━━━━━ GIVEN MATERIAL ━━━━━

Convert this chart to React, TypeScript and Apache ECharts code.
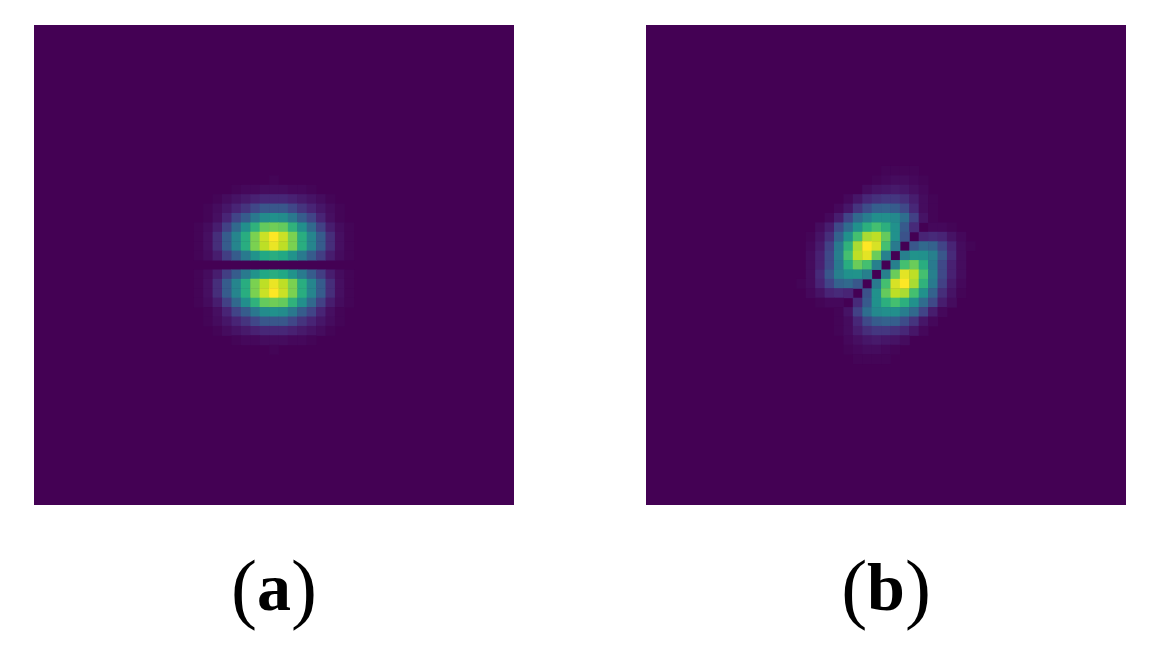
import React, { useEffect, useRef } from "react";
import * as echarts from "echarts";

const GRID_SIZE = 51;
const WINDOW_OFFSET = 15; // the arrays below cover cells 15..35 of the 51x51 image

const viridis = ["#440154","#482475","#414487","#355f8d","#2a788e","#21918c","#22a884","#44bf70","#7ad151","#bddf26","#fde725"];

const panelA: number[][] = [
  [0,0,0,0,0,0,0,0,0,0,0,0,0,0,0,0,0,0,0,0,0],
  [0,0,0,0,0,0,0,0,0,0,1,0,0,0,0,0,0,0,0,0,0],
  [0,0,0,0,0,0,1,2,2,3,3,3,2,2,1,0,0,0,0,0,0],
  [0,0,0,0,1,3,5,7,9,11,11,11,9,7,5,3,1,0,0,0,0],
  [0,0,0,1,3,6,10,15,21,27,27,27,21,15,10,6,3,1,0,0,0],
  [0,0,0,1,4,10,20,29,40,48,50,48,40,29,20,10,4,1,0,0,0],
  [0,0,1,3,8,19,34,49,64,76,78,76,64,49,34,19,8,3,1,0,0],
  [0,0,1,4,13,29,45,62,80,92,100,92,80,62,45,29,13,4,1,0,0],
  [0,0,1,4,13,29,45,62,80,90,97,90,80,62,45,29,13,4,1,0,0],
  [0,0,1,3,8,18,29,41,51,60,62,60,51,41,29,18,8,3,1,0,0],
  [0,0,0,0,0,0,0,0,0,0,0,0,0,0,0,0,0,0,0,0,0],
  [0,0,1,3,8,18,29,41,51,60,62,60,51,41,29,18,8,3,1,0,0],
  [0,0,1,4,13,29,45,62,80,90,97,90,80,62,45,29,13,4,1,0,0],
  [0,0,1,4,13,29,45,62,80,92,100,92,80,62,45,29,13,4,1,0,0],
  [0,0,1,3,8,19,34,49,64,76,78,76,64,49,34,19,8,3,1,0,0],
  [0,0,0,1,4,10,20,29,40,48,50,48,40,29,20,10,4,1,0,0,0],
  [0,0,0,1,3,6,10,15,21,27,27,27,21,15,10,6,3,1,0,0,0],
  [0,0,0,0,1,3,5,7,9,11,11,11,9,7,5,3,1,0,0,0,0],
  [0,0,0,0,0,0,1,2,2,3,3,3,2,2,1,0,0,0,0,0,0],
  [0,0,0,0,0,0,0,0,0,0,1,0,0,0,0,0,0,0,0,0,0],
  [0,0,0,0,0,0,0,0,0,0,0,0,0,0,0,0,0,0,0,0,0],
];

const panelB: number[][] = [
  [0,0,0,0,0,0,0,0,0,0,1,1,1,1,0,0,0,0,0,0,0],
  [0,0,0,0,0,0,0,0,0,1,2,3,3,2,1,0,0,0,0,0,0],
  [0,0,0,0,0,0,0,0,3,5,6,7,6,4,2,0,0,0,0,0,0],
  [0,0,0,0,0,0,2,6,11,14,16,16,13,8,3,1,0,0,0,0,0],
  [0,0,0,0,0,2,6,15,23,30,31,29,22,11,3,1,0,0,0,0,0],
  [0,0,0,0,2,8,20,34,42,49,49,47,36,19,5,1,0,0,0,0,0],
  [0,0,0,3,8,22,35,50,63,70,63,50,28,12,0,2,2,1,0,0,0],
  [0,0,1,5,13,31,50,70,87,90,76,50,25,0,10,12,10,5,2,0,0],
  [0,0,2,7,19,41,64,87,100,94,70,41,0,27,34,31,20,10,3,1,0],
  [0,0,3,9,22,43,70,90,96,77,43,0,43,51,50,43,27,12,3,0,0],
  [0,0,3,9,22,41,62,77,70,43,0,43,70,77,62,41,22,9,3,0,0],
  [0,0,3,12,27,43,50,51,43,0,43,77,96,90,70,43,22,9,3,0,0],
  [0,1,3,10,20,31,34,27,0,41,70,94,100,87,64,41,19,7,2,0,0],
  [0,0,2,5,10,12,10,0,25,50,76,90,87,70,50,31,13,5,1,0,0],
  [0,0,0,1,2,2,0,12,28,50,63,70,63,50,35,22,8,3,0,0,0],
  [0,0,0,0,0,1,5,19,36,47,49,49,42,34,20,8,2,0,0,0,0],
  [0,0,0,0,0,1,3,11,22,29,31,30,23,15,6,2,0,0,0,0,0],
  [0,0,0,0,0,1,3,8,13,16,16,14,11,6,2,0,0,0,0,0,0],
  [0,0,0,0,0,0,2,4,6,7,6,5,3,0,0,0,0,0,0,0,0],
  [0,0,0,0,0,0,1,2,3,3,2,1,0,0,0,0,0,0,0,0,0],
  [0,0,0,0,0,0,0,1,1,1,1,0,0,0,0,0,0,0,0,0,0],
];

const labels = ["a", "b"];
const gridLefts = [34, 646];

function toCells(rows: number[][]) {
  const cells: number[][] = [];
  rows.forEach((row, r) =>
    row.forEach((v, c) => {
      if (v > 0) cells.push([c + WINDOW_OFFSET, r + WINDOW_OFFSET, v]);
    })
  );
  return cells;
}

export default function App() {
  const ref = useRef<HTMLDivElement>(null);
  useEffect(() => {
    const chart = echarts.init(ref.current!, null, { renderer: "svg" });
    const cats = Array.from({ length: GRID_SIZE }, (_, i) => String(i));
    const panels = [panelA, panelB];
    chart.setOption({
      animation: false,
      backgroundColor: "#ffffff",
      grid: gridLefts.map((left) => ({
        left, top: 25, width: 480, height: 480, show: true,
        backgroundColor: viridis[0], borderWidth: 0,
      })),
      xAxis: gridLefts.map((_, i) => ({ type: "category", gridIndex: i, data: cats, show: false })),
      yAxis: gridLefts.map((_, i) => ({ type: "category", gridIndex: i, data: cats, show: false, inverse: true })),
      visualMap: {
        show: false, min: 0, max: 100, seriesIndex: [0, 1], dimension: 2,
        inRange: { color: viridis },
      },
      series: panels.map((rows, i) => ({
        type: "heatmap", xAxisIndex: i, yAxisIndex: i, data: toCells(rows),
        emphasis: { disabled: true }, progressive: 0,
        itemStyle: { borderWidth: 0 },
      })),
      graphic: labels.map((l, i) => ({
        type: "text",
        x: gridLefts[i] + 240,
        y: 587,
        style: {
          text: `{p|(}{t|${l}}{p|)}`,
          align: "center",
          verticalAlign: "middle",
          rich: {
            p: { font: '400 78px "Liberation Serif"', fill: "#000" },
            t: { font: '700 68px "Liberation Serif"', fill: "#000" },
          },
        },
      })),
    });
    return () => chart.dispose();
  }, []);
  return (
    <div
      ref={ref}
      style={{ position: "fixed", left: 0, top: 0, width: 1161, height: 651, background: "#fff" }}
    />
  );
}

━━━━━

▶ [WHAT YOU ARE ASKED TO DO]:
Make an exact copy of all the material, but keep the pictures out of it.

▶ [ANSWER FOR THE TASK]:
Convert this chart to React, TypeScript and Apache ECharts code.
import React, { useEffect, useRef } from "react";
import * as echarts from "echarts";

const GRID_SIZE = 51;
const WINDOW_OFFSET = 15; // the arrays below cover cells 15..35 of the 51x51 image

const viridis = ["#440154","#482475","#414487","#355f8d","#2a788e","#21918c","#22a884","#44bf70","#7ad151","#bddf26","#fde725"];

const panelA: number[][] = [
  [0,0,0,0,0,0,0,0,0,0,0,0,0,0,0,0,0,0,0,0,0],
  [0,0,0,0,0,0,0,0,0,0,1,0,0,0,0,0,0,0,0,0,0],
  [0,0,0,0,0,0,1,2,2,3,3,3,2,2,1,0,0,0,0,0,0],
  [0,0,0,0,1,3,5,7,9,11,11,11,9,7,5,3,1,0,0,0,0],
  [0,0,0,1,3,6,10,15,21,27,27,27,21,15,10,6,3,1,0,0,0],
  [0,0,0,1,4,10,20,29,40,48,50,48,40,29,20,10,4,1,0,0,0],
  [0,0,1,3,8,19,34,49,64,76,78,76,64,49,34,19,8,3,1,0,0],
  [0,0,1,4,13,29,45,62,80,92,100,92,80,62,45,29,13,4,1,0,0],
  [0,0,1,4,13,29,45,62,80,90,97,90,80,62,45,29,13,4,1,0,0],
  [0,0,1,3,8,18,29,41,51,60,62,60,51,41,29,18,8,3,1,0,0],
  [0,0,0,0,0,0,0,0,0,0,0,0,0,0,0,0,0,0,0,0,0],
  [0,0,1,3,8,18,29,41,51,60,62,60,51,41,29,18,8,3,1,0,0],
  [0,0,1,4,13,29,45,62,80,90,97,90,80,62,45,29,13,4,1,0,0],
  [0,0,1,4,13,29,45,62,80,92,100,92,80,62,45,29,13,4,1,0,0],
  [0,0,1,3,8,19,34,49,64,76,78,76,64,49,34,19,8,3,1,0,0],
  [0,0,0,1,4,10,20,29,40,48,50,48,40,29,20,10,4,1,0,0,0],
  [0,0,0,1,3,6,10,15,21,27,27,27,21,15,10,6,3,1,0,0,0],
  [0,0,0,0,1,3,5,7,9,11,11,11,9,7,5,3,1,0,0,0,0],
  [0,0,0,0,0,0,1,2,2,3,3,3,2,2,1,0,0,0,0,0,0],
  [0,0,0,0,0,0,0,0,0,0,1,0,0,0,0,0,0,0,0,0,0],
  [0,0,0,0,0,0,0,0,0,0,0,0,0,0,0,0,0,0,0,0,0],
];

const panelB: number[][] = [
  [0,0,0,0,0,0,0,0,0,0,1,1,1,1,0,0,0,0,0,0,0],
  [0,0,0,0,0,0,0,0,0,1,2,3,3,2,1,0,0,0,0,0,0],
  [0,0,0,0,0,0,0,0,3,5,6,7,6,4,2,0,0,0,0,0,0],
  [0,0,0,0,0,0,2,6,11,14,16,16,13,8,3,1,0,0,0,0,0],
  [0,0,0,0,0,2,6,15,23,30,31,29,22,11,3,1,0,0,0,0,0],
  [0,0,0,0,2,8,20,34,42,49,49,47,36,19,5,1,0,0,0,0,0],
  [0,0,0,3,8,22,35,50,63,70,63,50,28,12,0,2,2,1,0,0,0],
  [0,0,1,5,13,31,50,70,87,90,76,50,25,0,10,12,10,5,2,0,0],
  [0,0,2,7,19,41,64,87,100,94,70,41,0,27,34,31,20,10,3,1,0],
  [0,0,3,9,22,43,70,90,96,77,43,0,43,51,50,43,27,12,3,0,0],
  [0,0,3,9,22,41,62,77,70,43,0,43,70,77,62,41,22,9,3,0,0],
  [0,0,3,12,27,43,50,51,43,0,43,77,96,90,70,43,22,9,3,0,0],
  [0,1,3,10,20,31,34,27,0,41,70,94,100,87,64,41,19,7,2,0,0],
  [0,0,2,5,10,12,10,0,25,50,76,90,87,70,50,31,13,5,1,0,0],
  [0,0,0,1,2,2,0,12,28,50,63,70,63,50,35,22,8,3,0,0,0],
  [0,0,0,0,0,1,5,19,36,47,49,49,42,34,20,8,2,0,0,0,0],
  [0,0,0,0,0,1,3,11,22,29,31,30,23,15,6,2,0,0,0,0,0],
  [0,0,0,0,0,1,3,8,13,16,16,14,11,6,2,0,0,0,0,0,0],
  [0,0,0,0,0,0,2,4,6,7,6,5,3,0,0,0,0,0,0,0,0],
  [0,0,0,0,0,0,1,2,3,3,2,1,0,0,0,0,0,0,0,0,0],
  [0,0,0,0,0,0,0,1,1,1,1,0,0,0,0,0,0,0,0,0,0],
];

const labels = ["a", "b"];
const gridLefts = [34, 646];

function toCells(rows: number[][]) {
  const cells: number[][] = [];
  rows.forEach((row, r) =>
    row.forEach((v, c) => {
      if (v > 0) cells.push([c + WINDOW_OFFSET, r + WINDOW_OFFSET, v]);
    })
  );
  return cells;
}

export default function App() {
  const ref = useRef<HTMLDivElement>(null);
  useEffect(() => {
    const chart = echarts.init(ref.current!, null, { renderer: "svg" });
    const cats = Array.from({ length: GRID_SIZE }, (_, i) => String(i));
    const panels = [panelA, panelB];
    chart.setOption({
      animation: false,
      backgroundColor: "#ffffff",
      grid: gridLefts.map((left) => ({
        left, top: 25, width: 480, height: 480, show: true,
        backgroundColor: viridis[0], borderWidth: 0,
      })),
      xAxis: gridLefts.map((_, i) => ({ type: "category", gridIndex: i, data: cats, show: false })),
      yAxis: gridLefts.map((_, i) => ({ type: "category", gridIndex: i, data: cats, show: false, inverse: true })),
      visualMap: {
        show: false, min: 0, max: 100, seriesIndex: [0, 1], dimension: 2,
        inRange: { color: viridis },
      },
      series: panels.map((rows, i) => ({
        type: "heatmap", xAxisIndex: i, yAxisIndex: i, data: toCells(rows),
        emphasis: { disabled: true }, progressive: 0,
        itemStyle: { borderWidth: 0 },
      })),
      graphic: labels.map((l, i) => ({
        type: "text",
        x: gridLefts[i] + 240,
        y: 587,
        style: {
          text: `{p|(}{t|${l}}{p|)}`,
          align: "center",
          verticalAlign: "middle",
          rich: {
            p: { font: '400 78px "Liberation Serif"', fill: "#000" },
            t: { font: '700 68px "Liberation Serif"', fill: "#000" },
          },
        },
      })),
    });
    return () => chart.dispose();
  }, []);
  return (
    <div
      ref={ref}
      style={{ position: "fixed", left: 0, top: 0, width: 1161, height: 651, background: "#fff" }}
    />
  );
}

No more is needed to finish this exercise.